MEXICO CITY — As preliminary engineering studies for an olefins complex in Jose, Venezuela, are completed, the capacity of the plant may be expanded, and the overall cost of the $1.6 billion budget may increase by another 10 percent.
That's according to W. Tracy Miller, general manager for new business development for Mobil Chemical Co., one of the partners in the venture.
Miller, who visited Mexico City in late October, explained that original plans called for the plant to produce 440 million pounds per year of conventional low density polyethylene and 617.2 million pounds of linear LDPE.
He added that the joint venture ``is studying increasing the size of the ethylene cracker and, therefore, of the derivatives the complex will produce.''
The project, a 50-50 joint venture with the Venezuela state-owned petrochemical corporation, Pequiven, includes a 1.82 billion-pound-per-year ethylene cracker. Construction is scheduled to begin in 1998. The start of operations in 2000 will create about 600 new permanent jobs.

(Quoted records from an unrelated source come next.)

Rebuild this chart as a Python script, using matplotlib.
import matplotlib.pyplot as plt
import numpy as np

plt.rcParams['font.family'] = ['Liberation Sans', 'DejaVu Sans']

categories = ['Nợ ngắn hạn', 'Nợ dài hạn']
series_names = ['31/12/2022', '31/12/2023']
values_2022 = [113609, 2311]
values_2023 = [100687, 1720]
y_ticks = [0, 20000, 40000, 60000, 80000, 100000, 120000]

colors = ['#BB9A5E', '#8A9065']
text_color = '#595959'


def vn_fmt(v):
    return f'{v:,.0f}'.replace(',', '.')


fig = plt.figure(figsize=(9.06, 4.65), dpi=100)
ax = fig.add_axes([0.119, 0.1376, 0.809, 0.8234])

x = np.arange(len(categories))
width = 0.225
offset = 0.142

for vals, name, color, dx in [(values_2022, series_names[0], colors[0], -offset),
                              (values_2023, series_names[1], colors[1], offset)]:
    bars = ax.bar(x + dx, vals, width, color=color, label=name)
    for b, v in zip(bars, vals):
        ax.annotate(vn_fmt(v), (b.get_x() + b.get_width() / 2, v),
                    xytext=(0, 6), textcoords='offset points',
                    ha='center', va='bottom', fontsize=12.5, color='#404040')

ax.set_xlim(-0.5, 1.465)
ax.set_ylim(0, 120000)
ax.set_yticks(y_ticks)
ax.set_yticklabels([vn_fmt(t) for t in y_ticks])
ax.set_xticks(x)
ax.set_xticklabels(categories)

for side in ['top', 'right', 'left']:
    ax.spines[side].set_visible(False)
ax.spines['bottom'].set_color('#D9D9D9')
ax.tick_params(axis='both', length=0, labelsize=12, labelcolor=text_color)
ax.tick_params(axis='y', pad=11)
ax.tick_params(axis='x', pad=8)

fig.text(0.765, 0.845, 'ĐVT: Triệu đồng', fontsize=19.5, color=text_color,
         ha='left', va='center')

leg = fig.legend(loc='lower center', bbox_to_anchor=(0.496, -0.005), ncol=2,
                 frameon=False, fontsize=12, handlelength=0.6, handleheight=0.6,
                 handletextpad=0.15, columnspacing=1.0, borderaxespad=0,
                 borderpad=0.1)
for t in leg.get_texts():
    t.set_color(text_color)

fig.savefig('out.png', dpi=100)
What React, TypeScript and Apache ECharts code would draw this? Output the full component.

Mobil Chemical, a Fairfax, Va.-based division of Mobil Corp., first announced the project in October 1996 after a long selection process by Pequiven, the petrochemical affiliate of Venezuela's state-owned oil company, Petroleos de Venezuela SA.
The complex in Jose, a Caribbean port east of Caracas, complements Mobil's production in Beaumont, Texas, by making available greater volumes and grades of PE, according to Mobil.
Miller emphasized that Mobil still is very interested in investing in Mexico, once the regulations for the privatization of petrochemical plants are announced.
``Mexico is a nice market, and after Brazil, the second-biggest for petrochemicals in Latin America,'' he said.